Tattle Tails?

Published by: Bruce Curtis on 25th Feb 2010 | View all blogs by Bruce Curtis
How far are you willing to go against your fellow citizens in the name of national security?

 By now, many of us who fly out of air carrier airports have have gone through the Transportation Security Administration's (TSA's) latest training program in an effort to prevent terrorists from using GA aircraft to wreak havoc.  In the wake of IRS foe Joseph Stack's kamakazi act on a Texas IRS office recently,  Texas Congressman Mike McCaul was quick to label the crash--which left two people on the ground, one dead and one critically injured; Stack died in the crash--a terrorist act.

One wonders why previous attacks against government installations haven't also been labeled terrorism, but you can bet your bottom gallon of avgas that when politicians use such language, they're going somewhere; there's an agenda. McCaul's party, the GOP, is normally known as foes of big government and freedom-quencing security scrutiny of private citizens, but this time, McCaul is breaking ranks with fellow Republicans most likely to demand a crackdown on General Aviation security.  Even in his zeal, McCaul recognizes no security measures could have prevented Joseph Stack from flying straight into the IRS without an appointment, short of climbing into his head and observing his thought processes. Stack owned the aircraft, presumably had restricted airport access to it, and had no history that would have led us to believe he was headed out on a mission of vengeance.

Which brings up my mixed feelings on the TSA's de-facto deputization of us as pilots, mechanics, and others with legitimate reasons to have access to an aiport. During our security access training, shaped and mandated by the TSA, we're supposed to challenge people we meet to produce an access card, or we report them or detain them.
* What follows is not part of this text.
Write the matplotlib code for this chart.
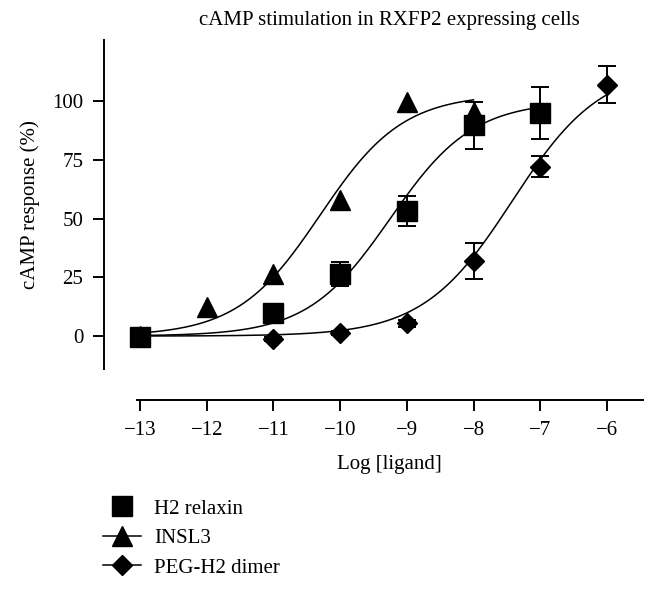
"""
cAMP stimulation in RXFP2 expressing cells - dose response curves
"""

import numpy as np
import matplotlib
matplotlib.use("Agg")
import matplotlib.pyplot as plt
from matplotlib.lines import Line2D

plt.rcParams["font.family"] = ["Liberation Serif", "DejaVu Serif"]

# log concentrations
log_h2 = [-13, -11, -10, -9, -8, -7]
log_insl3 = [-13, -12, -11, -10, -9, -8]
log_peg = [-13, -11, -10, -9, -8, -7, -6]

# responses (%) and SEM
resp_h2 = [-0.3, 9.8, 26.5, 53.3, 89.8, 95.0]
err_h2 = [1.0, 2.0, 5.0, 6.5, 10.0, 11.0]
resp_insl3 = [0.0, 12.5, 26.3, 58.0, 99.7, 95.5]
resp_peg = [-0.5, -1.3, 1.3, 5.5, 32.0, 72.0, 107.0]
err_peg = [1.0, 1.0, 1.0, 1.5, 7.5, 4.5, 8.0]

# sigmoid fit parameters: bottom, top, logEC50, hill slope, x range
fit_h2 = [0.0, 100.0, -9.25, 0.7, -13, -7]
fit_insl3 = [0.0, 103.0, -10.3, 0.7, -13, -8]
fit_peg = [0.0, 115.0, -7.42, 0.65, -13, -6]

labels = ["H2 relaxin", "INSL3", "PEG-H2 dimer"]
yticks = [0, 25, 50, 75, 100]
xticks = [-13, -12, -11, -10, -9, -8, -7, -6]

FS = 15


def sigmoid(x, bottom, top, logec50, hill):
    return bottom + (top - bottom) / (1 + 10 ** ((logec50 - x) * hill))


def draw_fit(ax, p):
    x = np.linspace(p[4], p[5], 300)
    ax.plot(x, sigmoid(x, *p[:4]), color="black", lw=1.1, zorder=1)


def main():
    fig = plt.figure(figsize=(6.57, 5.92), dpi=100)
    ax = fig.add_axes([104 / 657, 1 - 400 / 592, 539 / 657, 360 / 592])

    for p in (fit_h2, fit_insl3, fit_peg):
        draw_fit(ax, p)

    ax.errorbar(log_peg, resp_peg, yerr=err_peg, fmt="D", color="black",
                ms=10.2, capsize=6.5, elinewidth=1.4, capthick=1.4, zorder=3)
    ax.errorbar(log_h2, resp_h2, yerr=err_h2, fmt="s", color="black",
                ms=14, capsize=6.5, elinewidth=1.4, capthick=1.4, zorder=3)
    ax.plot(log_insl3, resp_insl3, "^", color="black", ms=14, zorder=4)

    ax.set_xlim(-13.54, -5.46)
    ax.set_ylim(-27.2, 126)
    ax.spines["top"].set_visible(False)
    ax.spines["right"].set_visible(False)
    ax.spines["left"].set_bounds(-14, 126)
    ax.spines["bottom"].set_bounds(-13.05, -5.46)
    for s in ("left", "bottom"):
        ax.spines[s].set_linewidth(1.4)
    ax.set_xticks(xticks)
    ax.set_yticks(yticks)
    ax.tick_params(width=1.4, length=8, pad=7, labelsize=FS)

    fig.text(389 / 657, 1 - 20 / 592, "cAMP stimulation in RXFP2 expressing cells",
             ha="center", va="center", fontsize=FS)
    fig.text(389 / 657, 1 - 465 / 592, "Log [ligand]",
             ha="center", va="center", fontsize=FS)
    fig.text(30 / 657, 1 - 205 / 592, "cAMP response (%)", rotation=90,
             ha="center", va="center", fontsize=FS)

    handles = [
        Line2D([], [], color="black", marker="s", ms=14, ls="none"),
        Line2D([], [], color="black", marker="^", ms=14, lw=1.1),
        Line2D([], [], color="black", marker="D", ms=10.2, lw=1.1),
    ]
    fig.legend(handles, labels, loc="upper left",
               bbox_to_anchor=(103 / 657, 1 - 499 / 592), frameon=False,
               fontsize=FS, borderpad=0, borderaxespad=0, handlelength=1.8,
               handletextpad=0.65, labelspacing=0.48)

    fig.savefig("out.png", dpi=100)


if __name__ == "__main__":
    main()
If that doesn't creep you out the way it does to me, you probably don't see the parallels in history. My father fought Nazis in WWII, sunk a U-boat and shot at retreating Germans on Normandy Beach, so this is close to home. In the presence of a culture that had become so terrifyingly vicious... all in the name of safety, order and economic prosperity...that they built the world's largest network of secret police.  National Socialists commandeered Germany's pre war representative democracy, and "encouraged" citizens to report people they deemed disloyal.

So here's my dilemma: If one of us who have been trained and unofficially deputized by the TSA to challenge and confront possible security risks had been present when Joseph Stack approached his airplane, we might have seen enough telltale emotional or personality symptoms to have prevented his attack. But, would you have done it?

While recently renewing my CFII certificate, I had to answer such a question. I got it wrong because I picked the obviously wrong answer, and wrote a note to Gleim, the flight instructor renewal course provider. What I told them is that I am not comfortable with being asked to exercise semi-police powers when I have not had law enforcement training to recognize problems and protect myself, all without a weapon.  I have a wife and children, for gosh sakes. The people at Gleim were more than sympathetic, and agreed that I should be able to opt out of the TSA's demi-cop program, for safety's sake.  But getting back to Stack; I might have prevented his flight, but I might have been hurt or killed by trying to prevent it, and that's the dilemma.

Sadly there's another dilemma, too; the morality of tattling on fellow aviators, reporting them to the TSA, police or FAA.  What is your political belief, religion or philosophy? What is your ethnic background or gender? If the day comes when you happen to be one of those society deems a threat or a danger, today's security rules could become tomorrow's portal to persecution. The reason we agreed to open the door was safety, an altar at which most Americans bow today--just look at the cottage industry of liability lawyers and the companies that make safety equipment mandated on new cars--but when the law is abused and the government is too powerful, the reason for starting it all is lost in the fog.

Every time the TSA or Congress want to saddle us with a new security rule, I suggest we scrutinize them carefully, rejecting the ones that restrict our civil rights, fail to make flying safer, and especially those that turn our neighbors into quasi cops and informants. Yes, that means letters, phone calls to media and government, but aren't those part of our normal responsibilities as American citizens and voters, anyway?